According to him, this event had far-reaching consequences that are felt to this very day. “We see that the Polish ruling elites have embarked on confrontation causing strife over historical memory of Belarusian and Polish peoples. There is a policy of glorifying those who committed the genocide of Belarusian people in Bialystok Region that became part of Poland in 1944 and in the western part of the BSSR where the so-called ‘cursed soldiers' turned to banditry, and some actually took part in ethnic cleansing campaigns. These things are unacceptable. Therefore, we strongly oppose this and should make our voice heard on these events, we should show why this is unacceptable for us,” he said.

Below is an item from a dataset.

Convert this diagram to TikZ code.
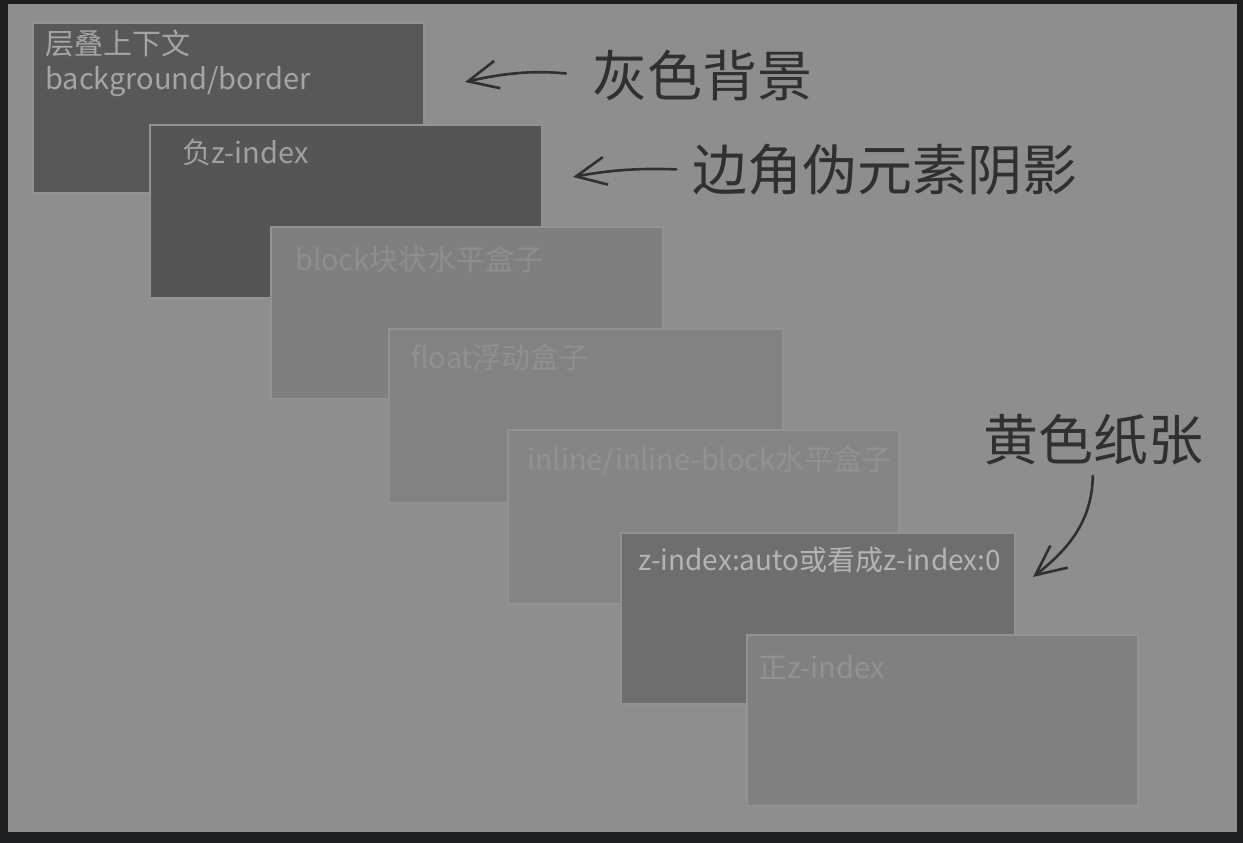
\documentclass[tikz,border=0pt]{standalone}
\usepackage{fontspec}
\setmainfont{Noto Sans CJK SC}
\usetikzlibrary{arrows.meta}
\definecolor{frameC}{HTML}{1E1F21}
\definecolor{panelC}{HTML}{8E8E8E}
\definecolor{edgeC}{HTML}{929292}
\definecolor{handC}{HTML}{303030}
\tikzset{
  box/.style={draw=edgeC, line width=2pt, inner sep=0pt, anchor=north west},
  lbl/.style={inner sep=0pt, anchor=base west, font=\fontsize{29}{34}\selectfont},
  hand/.style={inner sep=0pt, text=handC, font=\fontsize{55}{60}\selectfont},
  harrow/.style={draw=handC, line width=2.6pt, line cap=round,
     -{Straight Barb[length=30pt,width=28pt]}}
}
\begin{document}
\begin{tikzpicture}[x=1pt,y=-1pt]
\useasboundingbox (0,0) rectangle (1243,843);
\fill[frameC] (0,0) rectangle (1243,843);
\fill[panelC] (8,4) rectangle (1237,832);
% stacked boxes
\node[box, fill={rgb,255:red,88;green,88;blue,88}, minimum width=391pt, minimum height=170pt] (b1) at (32,22) {};
\node[lbl, text={rgb,255:red,165;green,165;blue,165}] (t1a) at (45,55) {层叠上下文};
\node[lbl, text={rgb,255:red,165;green,165;blue,165}] (t1b) at (45,90) {background/border};
\node[box, fill={rgb,255:red,85;green,85;blue,85}, minimum width=392pt, minimum height=173pt] (b2) at (149,124) {};
\node[lbl, text={rgb,255:red,160;green,160;blue,160}] (t2) at (182,163) {负z-index};
\node[box, fill={rgb,255:red,127;green,127;blue,127}, minimum width=392pt, minimum height=172pt] (b3) at (270,226) {};
\node[lbl, text={rgb,255:red,142;green,142;blue,142}] (t3) at (295,270) {block块状水平盒子};
\node[box, fill={rgb,255:red,130;green,130;blue,130}, minimum width=394pt, minimum height=174pt] (b4) at (388,328) {};
\node[lbl, text={rgb,255:red,144;green,144;blue,144}] (t4) at (411,368) {float浮动盒子};
\node[box, fill={rgb,255:red,133;green,133;blue,133}, minimum width=391pt, minimum height=174pt] (b5) at (507,429) {};
\node[lbl, text={rgb,255:red,146;green,146;blue,146}] (t5) at (527,470) {inline/inline-block水平盒子};
\node[box, fill={rgb,255:red,110;green,110;blue,110}, minimum width=394pt, minimum height=171pt] (b6) at (620,532) {};
\node[lbl, text={rgb,255:red,180;green,180;blue,180}, font=\fontsize{28}{33}\selectfont] (t6) at (638,570) {z-index:auto或看成z-index:0};
\node[box, fill={rgb,255:red,128;green,128;blue,128}, minimum width=391pt, minimum height=171pt] (b7) at (746,634) {};
\node[lbl, text={rgb,255:red,146;green,146;blue,146}] (t7) at (758,678) {正z-index};
% handwritten notes
\node[hand] (h1) at (702,76) {灰色背景};
\node[hand] (h2) at (885,170) {边角伪元素阴影};
\node[hand] (h3) at (1093,440) {黄色纸张};
\coordinate (a1) at (465,82);
\coordinate (a2) at (573,177);
\coordinate (a3) at (1033,577);
\draw[harrow, shorten <=26pt] (h1.west) .. controls (530,70) and (500,74) .. (a1);
\draw[harrow, shorten <=16pt] (h2.west) .. controls (640,168) and (610,170) .. (a2);
\draw[harrow, shorten <=10pt] (h3.south) .. controls (1092,520) and (1070,548) .. (a3);
\end{tikzpicture}
\end{document}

The conference is held by the Institute of History of the National Academy of Sciences jointly with the Academy of Public Administration under the Aegis of the President of the Republic of Belarus. The country's leading scientists will deliver over 40 reports on 18-19 March. They will discuss the fate of the Belarusian statehood under the geopolitical challenges of 1918-1923, the Polish-Soviet War of 1919-1921 and assess the role of the Peace of Riga in the fate of Belarusian people.